Study after study shows COVID-19 is far more likely to infect residents in non-white, low-income, and densely populated neighborhoods. A recent analysis of cases in 8,500 U.S. ZIP codes found that infection rates in these locations were almost five times higher than in those that are more than 90 percent white.
These shocking statistics confirm what most health experts already know. Today, an individual’s ZIP code often predicts their health destiny better than their genome. Forget the DNA — it’s the ZNA that counts.
When treating COVID-19, diabetes and other illnesses, the most advanced medical technologies in the world won’t make a difference if individuals are unable to visit a doctor, afford their treatment or understand how to live a healthy lifestyle.
A study in New York’s Finger Lakes region found that premature death measured in average “potential years of life lost” was as much as 50 percent worse in some poorer ZIP codes than the average for the region.
The correlation between higher income and longer life expectancy has been well documented. Average life expectancy for the richest 1 percent of American men at age 40 is nearly 90 years. For the poorest 1 percent, it isn’t even 73 years.
What’s shocking is that one in 10 seniors lives below the federal poverty line and 37 million people who are 50 or older are either in poverty or one life-event away from slipping into it. COVID-19 is that life-event for many – and that’s unconscionable.
It’s well known that older Americans are at significantly greater risk of death in this pandemic. CDC numbers through June show that 80.7% of U.S. COVID-related deaths were individuals 65 and older. These are horrifyingly grim numbers for our Baby Boomers and remaining members of the Greatest Generation.
One’s age being a risk factor for health outcomes is as old as human history, and modern medicine has greatly extended American’s average lifespan by 50 percent, from 53 in 1920 to 79 today.
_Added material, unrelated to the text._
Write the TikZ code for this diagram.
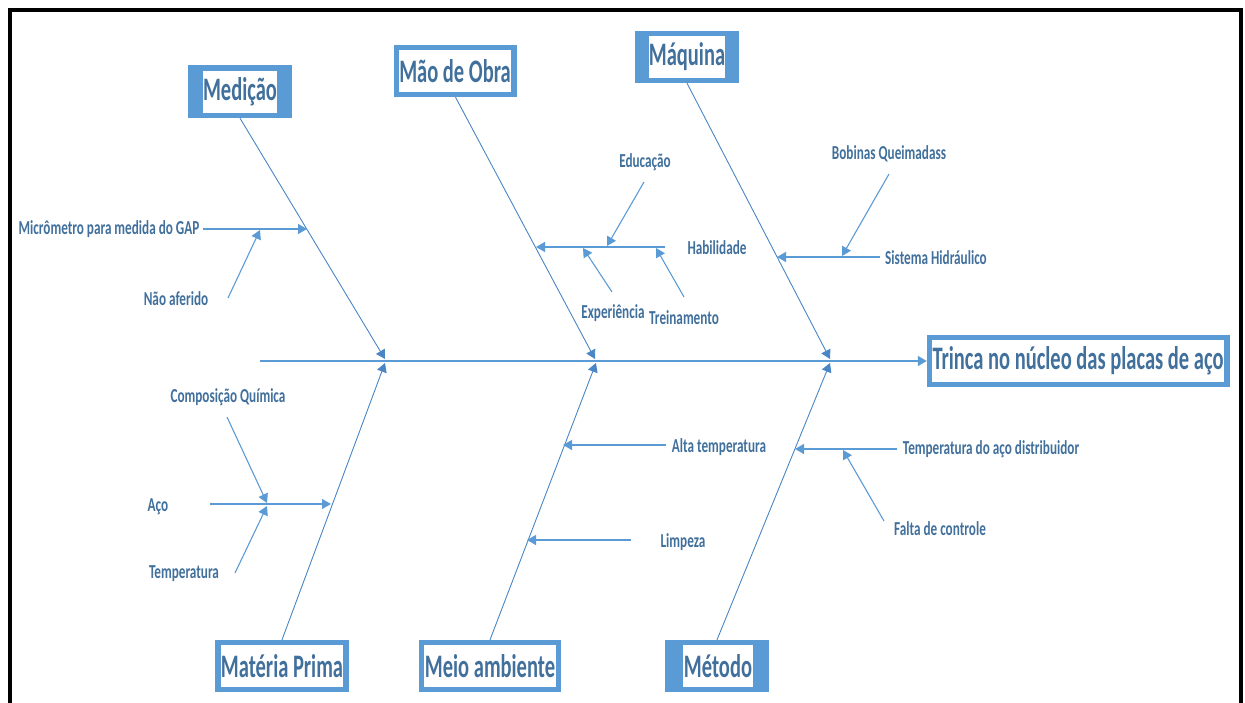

But if the wealthiest among us are living nearly two decades longer than the poorest, are we really making progress?
It’s time for our nation to develop a holistic healthcare model that considers social determinants of health. The Root Cause Coalition, our organization, brings together more than 70 organizations from myriad sectors and industries – including healthcare, education, social service, faith-based, business and government – to achieve health equity by addressing the social determinants of health.
Earlier this spring, just before COVID shut down so much of our nation and unleashed its fury, we released the Status of Health Equity Report which highlighted front line primary care providers’ desire to fix our broken healthcare system, yet most feel they don’t have ability to be part of the solution. The global pandemic brought to the forefront serious deficiencies and inequities in a system meant to maintain public health. All this makes the call to achieve health equity more critical than ever.
The report also highlights the work of dozens of our members and programs they have implemented in their communities that have proven to be sustainable and effective and highlights the need for a new model of health care delivery. Most essential in that model is the inclusion of all sectors that play a role in an individual’s health and well-being.
As Randy Oostra, CEO of ProMedica, one of the Coalition’s two founding members, along with the AARP Foundation, recently noted, “comprising a broad cross-section of professionals from healthcare, business, social services, and federal officials — is the best way to set national policies that will improve healthcare outcomes.”
Our current healthcare delivery model is unsustainable. We need a bold, honest and coordinated national effort, while looking for inspiration and models of success at the local level. Members of The Root Cause Coalition can provide example upon example of such inspiration.
State-of-the-art treatments don’t matter for those who face a choice between spending meager resources on their care and putting food on the table. They also don’t matter for those who have no way of getting to a pharmacy, or put themselves at risk just by leaving their homes.
We must replace a healthcare hierarchy which neglects to address — or sometimes even acknowledge — the underlying social determinants impacting health outcomes for the less fortunate among us.
It’s unacceptable that where one lives determines one’s equal access to those needs.
It’s time to close the ZIP code gap.
Barbara Petee is the executive director of The Root Cause Coalition.